Exercise aim:
Give again, verbatim, the lines between the line that contains "Emit a Python" and the line that contains "order=categories, width=0.4, legend=False, ax=ax, saturation=1)", counting both ends. Pictures are excluded from the copy.

Data listing:

-=-=-=-=-

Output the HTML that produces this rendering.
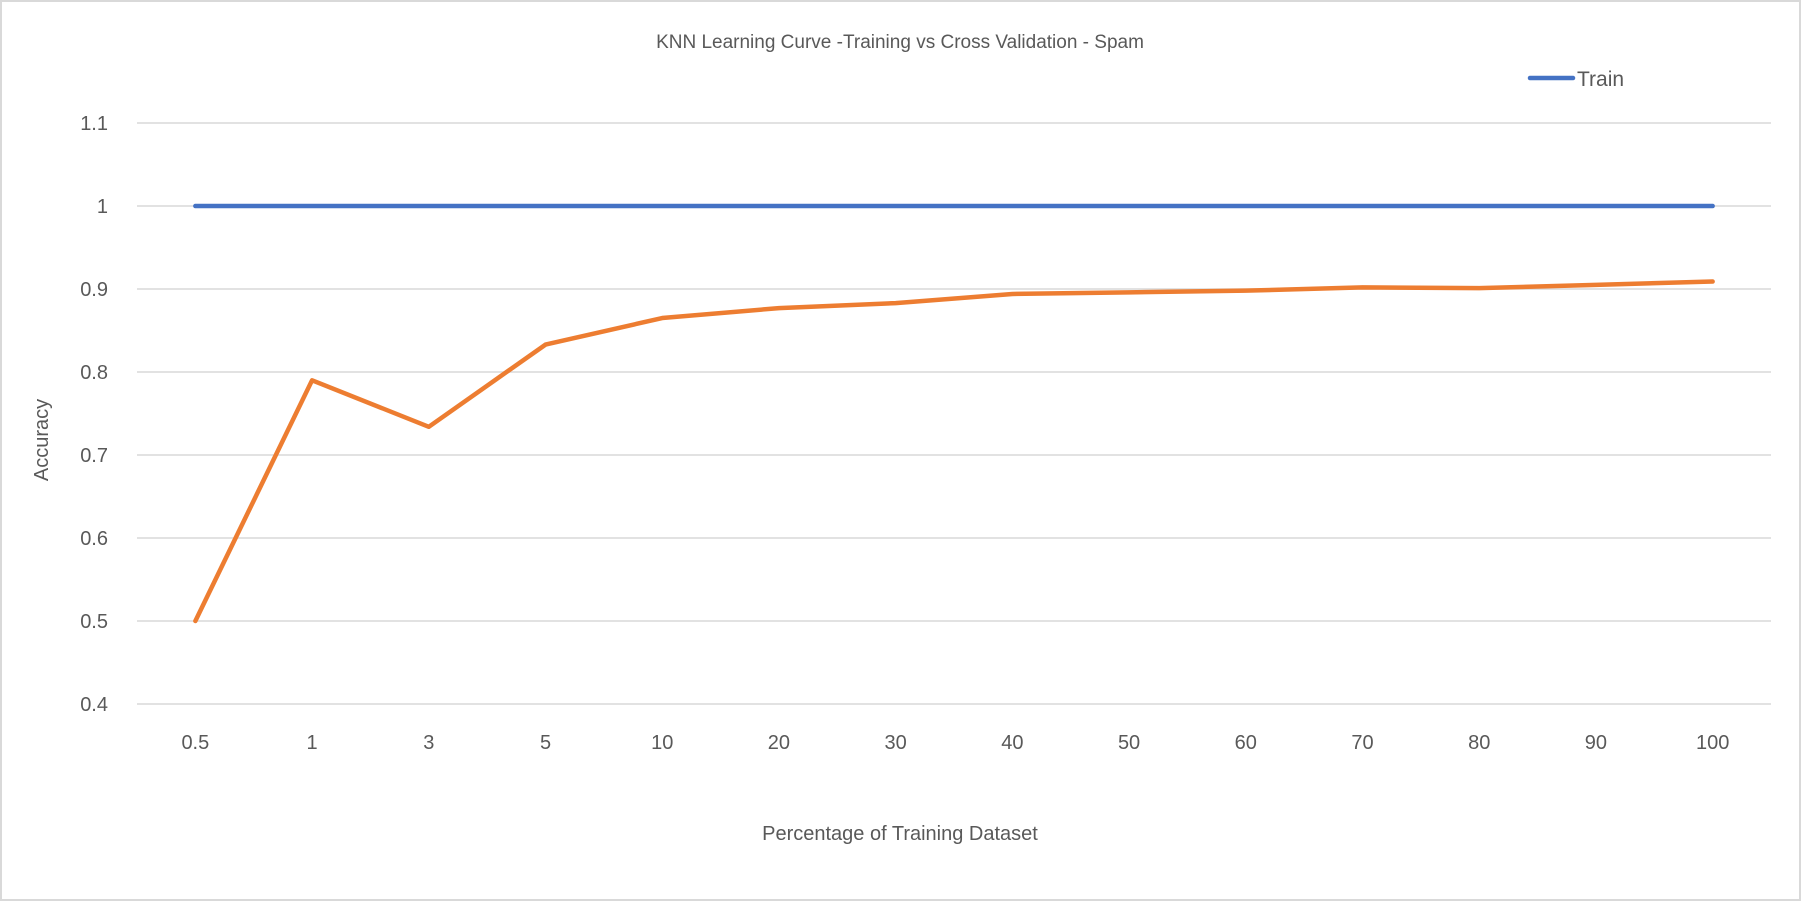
<!DOCTYPE html>
<html><head><meta charset="utf-8"><style>
html,body{margin:0;padding:0;background:#fff;}
svg{display:block;font-family:"Liberation Sans",sans-serif;}
</style></head><body>
<svg id="chart" width="1801" height="901">
<rect x="1" y="1" width="1799" height="899" fill="#fff" stroke="#d9d9d9" stroke-width="2"/>
<text x="900" y="48" text-anchor="middle" font-size="19" fill="#595959">KNN Learning Curve -Training vs Cross Validation - Spam</text>
<g>
<line x1="1530" y1="78" x2="1573" y2="78" stroke="#4472c4" stroke-width="4.5" stroke-linecap="round"/>
<text x="1577" y="86" font-size="21" fill="#595959">Train</text>
</g>
<g id="grid"></g><g id="yt"></g><g id="xt"></g><g id="series"></g>
<text x="900" y="840" text-anchor="middle" font-size="20" fill="#595959">Percentage of Training Dataset</text>
<text transform="translate(48,440) rotate(-90)" text-anchor="middle" font-size="20" fill="#595959">Accuracy</text>
</svg>
<script>
const categories=["0.5","1","3","5","10","20","30","40","50","60","70","80","90","100"];
const trainValues=[1,1,1,1,1,1,1,1,1,1,1,1,1,1];
const cvValues=[0.500,0.790,0.734,0.833,0.865,0.877,0.883,0.894,0.896,0.898,0.902,0.901,0.905,0.909];
const yTicks=[0.4,0.5,0.6,0.7,0.8,0.9,1,1.1];
const yTickLabels=["0.4","0.5","0.6","0.7","0.8","0.9","1","1.1"];
const NS="http://www.w3.org/2000/svg";
const L=137,R=1771,yMin=0.4,yMax=1.1,yTop=123,yBot=704;
const band=(R-L)/categories.length;
function xs(i){return L+band*(i+0.5);}
function ys(v){return yBot-(v-yMin)/(yMax-yMin)*(yBot-yTop);}
function mk(t,a){const e=document.createElementNS(NS,t);for(const k in a)e.setAttribute(k,a[k]);return e;}
const grid=document.getElementById('grid'),yt=document.getElementById('yt'),xt=document.getElementById('xt'),ser=document.getElementById('series');
yTicks.forEach((v,i)=>{
 const g=mk('line',{x1:L,x2:R,y1:ys(v),y2:ys(v),stroke:'#d9d9d9','stroke-width':1.5});
 
 
 grid.appendChild(g);
 const t=mk('text',{x:108,y:ys(v)+7,'text-anchor':'end','font-size':20,fill:'#595959'});
 t.textContent=yTickLabels[i];
 
 
 yt.appendChild(t);
});
categories.forEach((c,i)=>{
 const t=mk('text',{x:xs(i),y:749,'text-anchor':'middle','font-size':20,fill:'#595959'});
 t.textContent=c;
 
 
 xt.appendChild(t);
});
function line(vals,color,name){
 const p=mk('polyline',{points:vals.map((v,i)=>xs(i)+','+ys(v)).join(' '),fill:'none',stroke:color,'stroke-width':4.5,'stroke-linejoin':'round','stroke-linecap':'round'});
 
 
 ser.appendChild(p);
}
line(trainValues,'#4472c4','train-line');
line(cvValues,'#ed7d31','cross-validation-line');
</script>
</body></html>
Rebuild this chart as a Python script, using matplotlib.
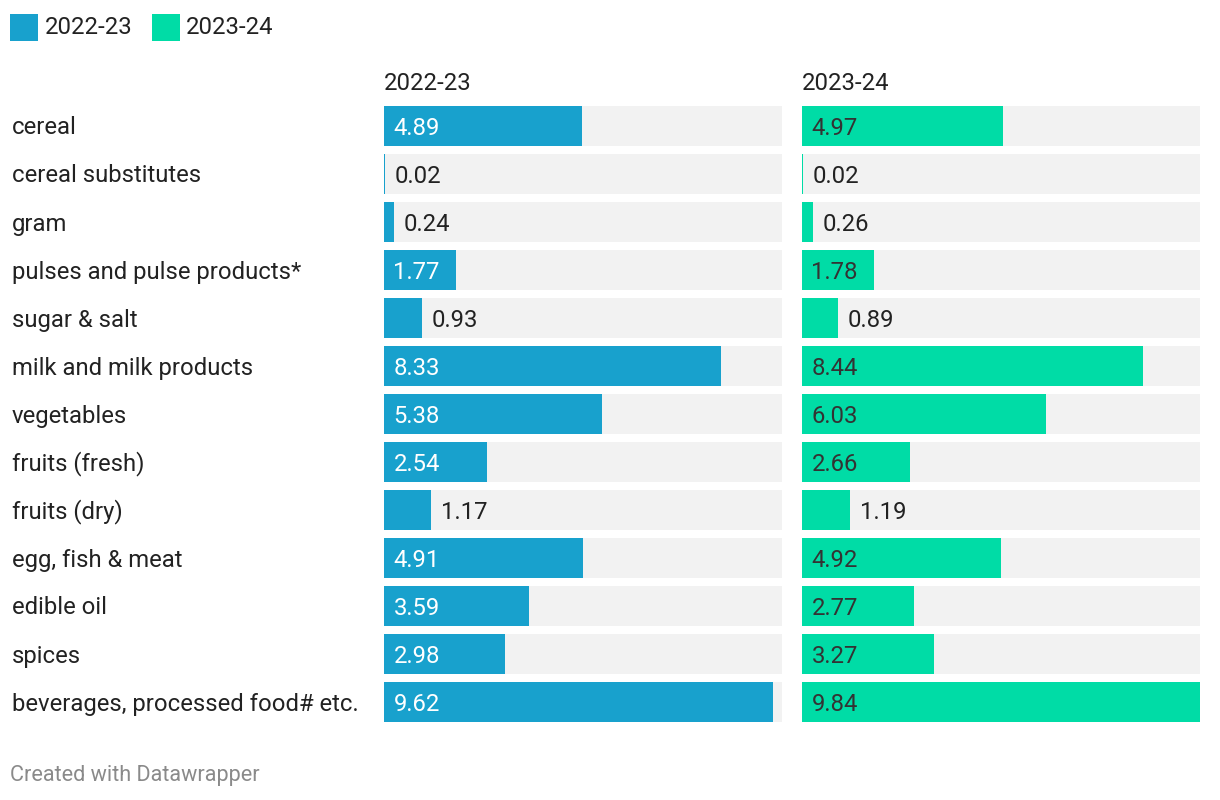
import matplotlib
matplotlib.use("Agg")
import matplotlib.pyplot as plt
from matplotlib.patches import Rectangle

plt.rcParams['font.family'] = ['Roboto', 'DejaVu Sans']

categories = ["cereal", "cereal substitutes", "gram", "pulses and pulse products*",
              "sugar & salt", "milk and milk products", "vegetables", "fruits (fresh)",
              "fruits (dry)", "egg, fish & meat", "edible oil", "spices",
              "beverages, processed food# etc."]
series_names = ["2022-23", "2023-24"]
values_2022 = [4.89, 0.02, 0.24, 1.77, 0.93, 8.33, 5.38, 2.54, 1.17, 4.91, 3.59, 2.98, 9.62]
values_2023 = [4.97, 0.02, 0.26, 1.78, 0.89, 8.44, 6.03, 2.66, 1.19, 4.92, 2.77, 3.27, 9.84]
colors = ["#18a1cd", "#00dca6"]
label_inside_colors = ["#ffffff", "#333333"]

W, H = 1220, 800
fig = plt.figure(figsize=(W / 100, H / 100), dpi=100)
fig.patch.set_facecolor("white")

xmax = max(values_2022 + values_2023)
n = len(categories)
row_top, row_bot = 102, 726  # px
panels = [(384, 782), (802, 1200)]
fs = 17.2
txt_color = "#222222"
dy = -1.5  # points, shift text down slightly

for (x0, x1), name, vals, col, incol in zip(panels, series_names,
                                           [values_2022, values_2023], colors, label_inside_colors):
    ax = fig.add_axes([x0 / W, 1 - row_bot / H, (x1 - x0) / W, (row_bot - row_top) / H])
    ax.set_xlim(0, xmax)
    ax.set_ylim(n - 0.5, -0.5)
    ax.axis("off")
    ypos = list(range(n))
    ax.barh(ypos, [xmax] * n, height=40 / 48, color="#f2f2f2", linewidth=0)
    ax.barh(ypos, vals, height=40 / 48, color=col, linewidth=0)
    px_per_unit = (x1 - x0) / xmax
    for y, v in zip(ypos, vals):
        if v * px_per_unit > 60:
            ax.annotate(f"{v:.2f}", (0, y), xytext=(6.8, dy), textcoords="offset points",
                        va="center", ha="left", color=incol, fontsize=fs)
        else:
            ax.annotate(f"{v:.2f}", (v, y), xytext=(7.0, dy), textcoords="offset points",
                        va="center", ha="left", color=txt_color, fontsize=fs)
    fig.text(x0 / W, 1 - 83.5 / H, name, ha="left", va="center", fontsize=fs, color=txt_color)

# category labels
for i, c in enumerate(categories):
    yc = row_top + 48 * i + 24 + 2
    fig.text(12 / W, 1 - yc / H, c, ha="left", va="center", fontsize=fs, color=txt_color)

# legend
for (sx, tx), name, col in zip([(10, 45), (152, 186)], series_names, colors):
    fig.add_artist(Rectangle((sx / W, 1 - 41 / H), 28 / W, 27 / H, transform=fig.transFigure,
                             color=col, linewidth=0))
    fig.text(tx / W, 1 - 28 / H, name, ha="left", va="center", fontsize=fs, color=txt_color)

fig.text(10 / W, 1 - 776 / H, "Created with Datawrapper", ha="left", va="center",
         fontsize=15.6, color="#8a8a8a")

fig.savefig("out.png", dpi=100, facecolor="white")
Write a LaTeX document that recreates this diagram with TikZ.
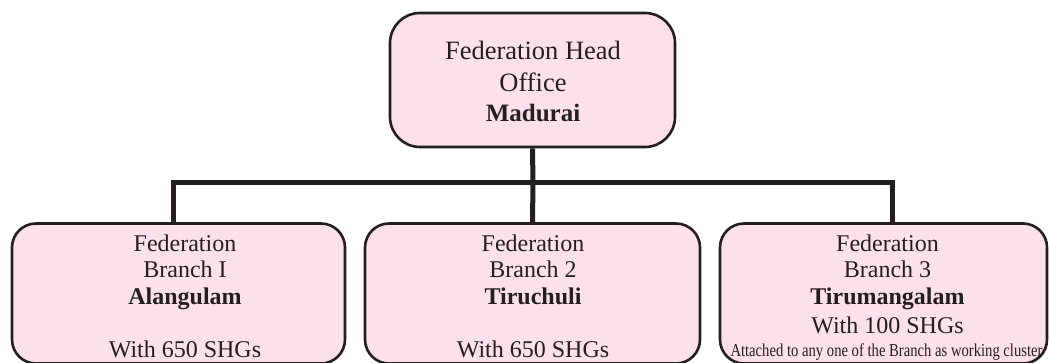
\documentclass[tikz,border=0pt]{standalone}
\usepackage{fontspec}
\setmainfont{Liberation Serif}
\definecolor{boxpink}{RGB}{252,224,236}
\definecolor{boxline}{RGB}{35,31,32}
\begin{document}
\begin{tikzpicture}[x=1pt,y=-1pt,
  box/.style={draw=boxline,line width=2.6pt,fill=boxpink,rounded corners=#1,inner sep=0pt},
  conn/.style={draw=boxline,line width=5pt,line join=miter},
  bigtxt/.style={anchor=base,inner sep=0pt,font=\fontsize{26.5}{26.5}\selectfont,text=boxline},
  txt/.style={anchor=base,inner sep=0pt,font=\fontsize{24}{24}\selectfont,text=boxline}]
\useasboundingbox (0,0) rectangle (1049,363);
% boxes
\node[box=30pt,minimum width=285pt,minimum height=134pt] (top) at (532.5,80) {};
\node[box=24pt,minimum width=333pt,minimum height=140pt] (b1) at (178.5,293.5) {};
\node[box=24pt,minimum width=335pt,minimum height=140pt] (b2) at (532.5,293.5) {};
\node[box=24pt,minimum width=327pt,minimum height=140pt] (b3) at (883.5,293.5) {};
% connectors
\coordinate (bus) at (533,183);
\draw[conn] (top.south) -- (bus);
\draw[conn] ([xshift=-5.5pt]b1.north) |- (bus) -| ([xshift=8.5pt]b3.north);
\draw[conn] (bus) -- (b2.north);
% top text
\node[bigtxt] (t1) at (533,60) {Federation Head};
\node[bigtxt] (t2) at (533,92) {Office};
\node[bigtxt,font=\fontsize{25}{25}\selectfont] (t3) at (533,122) {\textbf{Madurai}};
% branch 1
\node[txt] (a1) at (185,252) {Federation};
\node[txt] (a2) at (185,278) {Branch I};
\node[txt] (a3) at (185,305) {\textbf{Alangulam}};
\node[txt] (a4) at (185,357) {With 650 SHGs};
% branch 2
\node[txt] (c1) at (533,252) {Federation};
\node[txt] (c2) at (533,278) {Branch 2};
\node[txt] (c3) at (533,305) {\textbf{Tiruchuli}};
\node[txt] (c4) at (533,357) {With 650 SHGs};
% branch 3
\node[txt] (d1) at (887.5,252) {Federation};
\node[txt] (d2) at (887.5,278) {Branch 3};
\node[txt] (d3) at (887.5,305) {\textbf{Tirumangalam}};
\node[txt] (d4) at (887.5,333) {With 100 SHGs};
\node[anchor=base,inner sep=0pt,text=boxline] (d5) at (886.5,356) {\resizebox{312pt}{12.8pt}{\fontsize{18}{18}\selectfont Attached to any one of the Branch as working cluster}};
\end{tikzpicture}
\end{document}
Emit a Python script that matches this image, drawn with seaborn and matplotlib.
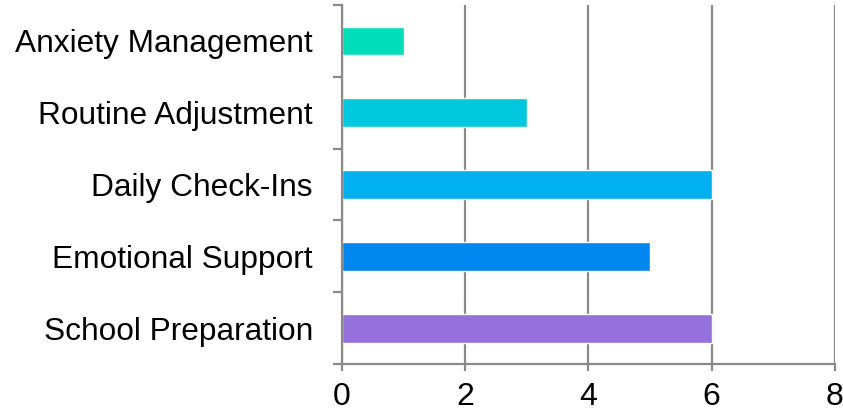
import matplotlib
matplotlib.use("Agg")
import matplotlib.pyplot as plt
import seaborn as sns
import pandas as pd

categories = ["Anxiety Management", "Routine Adjustment", "Daily Check-Ins",
              "Emotional Support", "School Preparation"]
values = [1, 3, 6, 5, 6]
colors = ["#00DDBB", "#00C8DD", "#00B0F0", "#0088F0", "#9370DB"]
xticks = [0, 2, 4, 6, 8]

sns.set_style("white")
plt.rcParams['font.family'] = ['Liberation Sans', 'DejaVu Sans']

df = pd.DataFrame({"category": categories, "value": values})

fig = plt.figure(figsize=(8.43, 4.18), dpi=100)
ax = fig.add_axes([0.4057, 0.129, 0.5848, 0.859])
sns.barplot(data=df, y="category", x="value", hue="category", palette=colors,
            order=categories, width=0.4, legend=False, ax=ax, saturation=1)

grid_c = "#8a8a8a"
ax.set_xlim(0, 8)
ax.set_ylim(len(categories) - 0.5, -0.5)
ax.set_xticks(xticks)
ax.set_xticklabels([str(t) for t in xticks], fontsize=23, color="black")
ax.set_yticks(range(len(categories)))
ax.set_yticklabels(categories, fontsize=22.8, color="black")
ax.tick_params(axis="y", which="major", left=False, length=0, pad=21)
ax.tick_params(axis="x", bottom=True, length=5, width=1.6, color=grid_c, pad=8)
ax.set_yticks([i - 0.5 for i in range(len(categories) + 1)], minor=True)
ax.tick_params(axis="y", which="minor", left=True, length=6.5, width=1.6, color=grid_c)
ax.set_xlabel("")
ax.set_ylabel("")
ax.xaxis.grid(True, color=grid_c, linewidth=1.6)
ax.set_axisbelow(True)
for s in ["top", "right"]:
    ax.spines[s].set_visible(False)
for s in ["left", "bottom"]:
    ax.spines[s].set_color(grid_c)
    ax.spines[s].set_linewidth(1.6)

fig.savefig("out.png", dpi=100)
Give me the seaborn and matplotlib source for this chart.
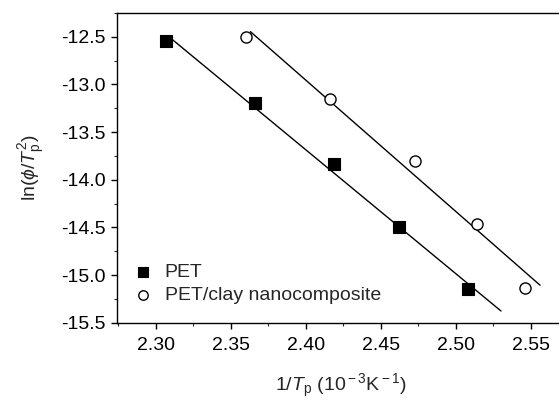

-=-=-=-=-

Solution:
Emit a Python script that matches this image, drawn with seaborn and matplotlib.
import matplotlib
matplotlib.use("Agg")
import matplotlib.pyplot as plt
import seaborn as sns
import pandas as pd

categories = ["Anxiety Management", "Routine Adjustment", "Daily Check-Ins",
              "Emotional Support", "School Preparation"]
values = [1, 3, 6, 5, 6]
colors = ["#00DDBB", "#00C8DD", "#00B0F0", "#0088F0", "#9370DB"]
xticks = [0, 2, 4, 6, 8]

sns.set_style("white")
plt.rcParams['font.family'] = ['Liberation Sans', 'DejaVu Sans']

df = pd.DataFrame({"category": categories, "value": values})

fig = plt.figure(figsize=(8.43, 4.18), dpi=100)
ax = fig.add_axes([0.4057, 0.129, 0.5848, 0.859])
sns.barplot(data=df, y="category", x="value", hue="category", palette=colors,
            order=categories, width=0.4, legend=False, ax=ax, saturation=1)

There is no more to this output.